Suppose that $x$ is a real number, then

$$(\|x\|_2)^2 = x \cdot x = x^2$$

Now suppose $x$ is a real vector, then

$$(\|x\|_2)^2 = x^T\! x $$

Why should it be obvious that the multiplication sign turns into the transpose?

Is it by definition?

Answer 1

The definition of the norm $\|x\|$ is $(x,x)$, where the latter is the standard inner product. The inner product $(x,y)$ is given by $\sum_i x_iy_i$, i.e., the sum of the products of the components. If you treat $x$ and $y$ as $n\times 1$ matrices, then this expression is simply $x^Ty$. From all of this you get $\|x\|=x^Tx$. (By the way, the reason for defining the standard inner product this way is coming from the law of cosines.)

Answer 2

The multiplication didn't turn to a transpose - you are still multiplying $x^T$ and $x$. The value is $(x^T)\cdot x$.

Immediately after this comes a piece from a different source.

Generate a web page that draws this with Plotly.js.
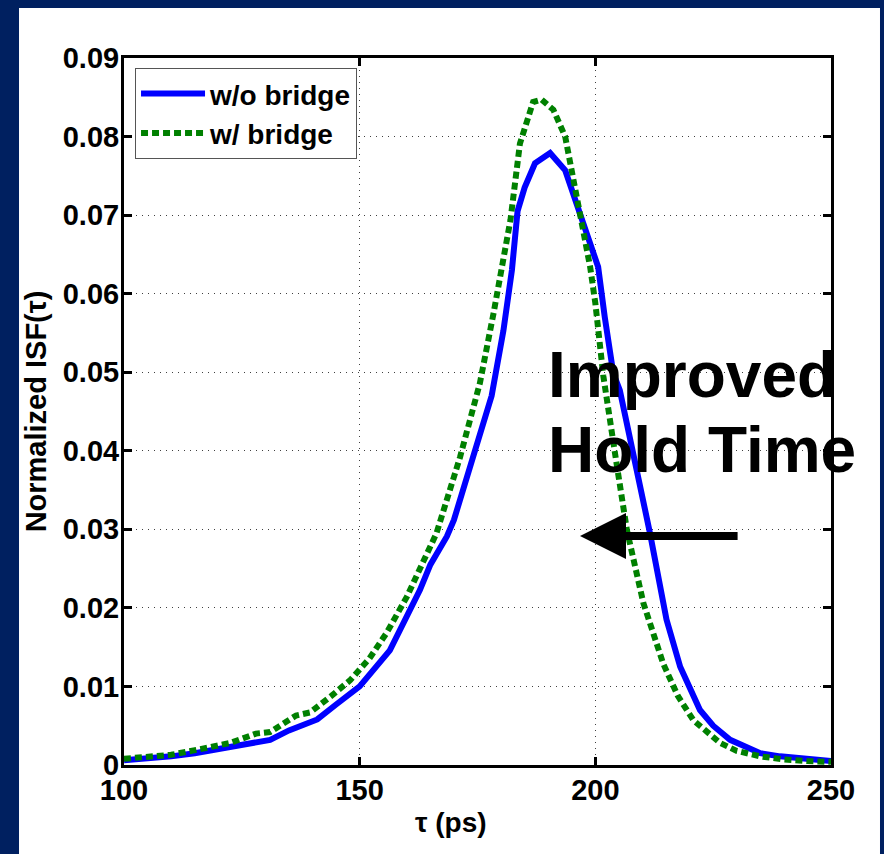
<!DOCTYPE html>
<html>
<head>
<meta charset="utf-8">
<script src="https://cdn.plot.ly/plotly-3.0.1.min.js"></script>
<style>
html, body { margin: 0; padding: 0; background: #002060; }
#chart { width: 884px; height: 854px; }
</style>
</head>
<body>
<div id="chart"></div>
<script>
// Data
const seriesNames = ["w/o bridge", "w/ bridge"];

const tauNoBridge = [100, 105, 110, 115, 120, 125, 131, 135, 141, 145, 150, 156.4, 160, 162.8, 165, 168.5, 170, 174.8, 178, 180.5, 182.3, 183.5, 185, 187.2, 190.4, 193.6, 196.8, 200.6, 202, 203.8, 205.2, 208.8, 211.6, 215.1, 218, 222.2, 225, 228.6, 232, 235, 239.2, 245, 250];
const isfNoBridge = [0.0006, 0.0008, 0.0011, 0.0015, 0.0020, 0.0025, 0.0032, 0.0044, 0.0058, 0.0077, 0.0100, 0.0146, 0.0188, 0.0223, 0.0255, 0.0291, 0.0312, 0.0409, 0.0470, 0.0553, 0.0630, 0.0705, 0.0735, 0.0766, 0.0779, 0.0757, 0.0702, 0.0634, 0.0570, 0.0499, 0.0477, 0.0376, 0.0295, 0.0185, 0.0125, 0.0070, 0.0050, 0.0032, 0.0022, 0.0015, 0.0011, 0.0007, 0.0005];

const tauBridge = [100, 105, 110, 116, 122.5, 128, 131, 136.5, 139.5, 144, 148, 152, 155.7, 160, 162.1, 166.3, 171.3, 175.5, 178.4, 180.5, 182, 184, 186.8, 188.6, 191.1, 193.6, 195.3, 197.1, 198.9, 200, 201.7, 204.5, 206.7, 210.2, 214.4, 217.5, 220.8, 226.5, 230, 235, 240, 245, 250];
const isfBridge = [0.0008, 0.0010, 0.0013, 0.0020, 0.0028, 0.0040, 0.0042, 0.0063, 0.0067, 0.0088, 0.0108, 0.0135, 0.0168, 0.0214, 0.0240, 0.0295, 0.0392, 0.0486, 0.0575, 0.0639, 0.0694, 0.0791, 0.0844, 0.0847, 0.0834, 0.0800, 0.0749, 0.0694, 0.0634, 0.0588, 0.0495, 0.0384, 0.0299, 0.0206, 0.0129, 0.0088, 0.0057, 0.0028, 0.0018, 0.0011, 0.0007, 0.0005, 0.0004];

const xTickVals = [100, 150, 200, 250];
const xTickText = ["100", "150", "200", "250"];
const yTickVals = [0, 0.01, 0.02, 0.03, 0.04, 0.05, 0.06, 0.07, 0.08, 0.09];
const yTickText = ["0", "0.01", "0.02", "0.03", "0.04", "0.05", "0.06", "0.07", "0.08", "0.09"];

const annotationLines = ["Improved", "Hold Time"];
const xTitle = "τ (ps)";
const yTitle = "Normalized ISF(τ)";

const FONT = "'Liberation Sans', Arial, Helvetica, sans-serif";

const traces = [
  {
    x: tauNoBridge, y: isfNoBridge, name: seriesNames[0],
    type: "scatter", mode: "lines",
    line: { color: "#0000ff", width: 6 }
  },
  {
    x: tauBridge, y: isfBridge, name: seriesNames[1],
    type: "scatter", mode: "lines",
    line: { color: "#008000", width: 6, dash: "7px,4px" }
  }
];

const axisCommon = {
  showline: true, linecolor: "#000", linewidth: 3, mirror: "ticks",
  ticks: "inside", ticklen: 8, tickwidth: 3, tickcolor: "#000",
  showgrid: true, gridcolor: "rgba(0,0,0,0.75)", gridwidth: 1, griddash: "1px,5px",
  zeroline: false,
  tickfont: { family: FONT, size: 29, color: "#000", weight: "bold" }
};

const layout = {
  width: 884, height: 854,
  margin: { l: 124, r: 53, t: 58, b: 89 },
  paper_bgcolor: "#002060",
  plot_bgcolor: "#ffffff",
  showlegend: true,
  legend: {
    x: 0.0156, y: 0.986, xanchor: "left", yanchor: "top",
    bgcolor: "#ffffff", bordercolor: "#555", borderwidth: 1,
    font: { family: FONT, size: 28, color: "#000", weight: "bold" },
    tracegroupgap: 0, itemwidth: 64
  },
  xaxis: Object.assign({}, axisCommon, {
    range: [100, 250], tickmode: "array", tickvals: xTickVals, ticktext: xTickText,
    ticklabelstandoff: -3
  }),
  yaxis: Object.assign({}, axisCommon, {
    range: [0, 0.09], tickmode: "array", tickvals: yTickVals, ticktext: yTickText,
    ticklabelstandoff: -4,
    title: { text: yTitle, font: { family: FONT, size: 29, color: "#000", weight: "bold" }, standoff: 8 }
  }),
  shapes: [
    { type: "rect", xref: "paper", yref: "paper", layer: "below",
      x0: -0.1485, x1: 1.0693, y0: -0.13, y1: 1.0707,
      fillcolor: "#ffffff", line: { width: 0 } }
  ],
  annotations: [
    { xref: "paper", yref: "paper", x: 0.462, y: -0.081, xanchor: "center", yanchor: "middle",
      text: xTitle, showarrow: false,
      font: { family: FONT, size: 28, color: "#000", weight: "bold" } },
    { xref: "x", yref: "y", x: 189.6, y: 0.0497, xanchor: "left", yanchor: "middle",
      text: annotationLines[0], showarrow: false,
      font: { family: FONT, size: 64, color: "#000", weight: "bold" } },
    { xref: "x", yref: "y", x: 189.6, y: 0.0401, xanchor: "left", yanchor: "middle",
      text: annotationLines[1], showarrow: false,
      font: { family: FONT, size: 64, color: "#000", weight: "bold" } },
    { xref: "x", yref: "y", x: 196.75, y: 0.02915, axref: "x", ayref: "y", ax: 230.5, ay: 0.02915,
      text: "", showarrow: true, arrowhead: 2, arrowsize: 1.15, arrowwidth: 8, arrowcolor: "#000", standoff: 0 }
  ]
};

Plotly.newPlot("chart", traces, layout, { displayModeBar: false, staticPlot: true });
</script>
</body>
</html>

If you had assumed that $x$ was a row vector, then you'd have $\|x\|^2 = xx^T = x\cdot (x^T)$. So you are treating that internal $T$ as a binary operation of some sort, when it is not - it is a unary operation.

If $z$ is a complex number, then $|z|^2 = \overline{z}\cdot z$.

So the transpose is acting like complex conjugate (and, indeed, in the standard $2\times2$ matrix representation of the complex numbers, conjugation of complex numbers is transposition of matrices.)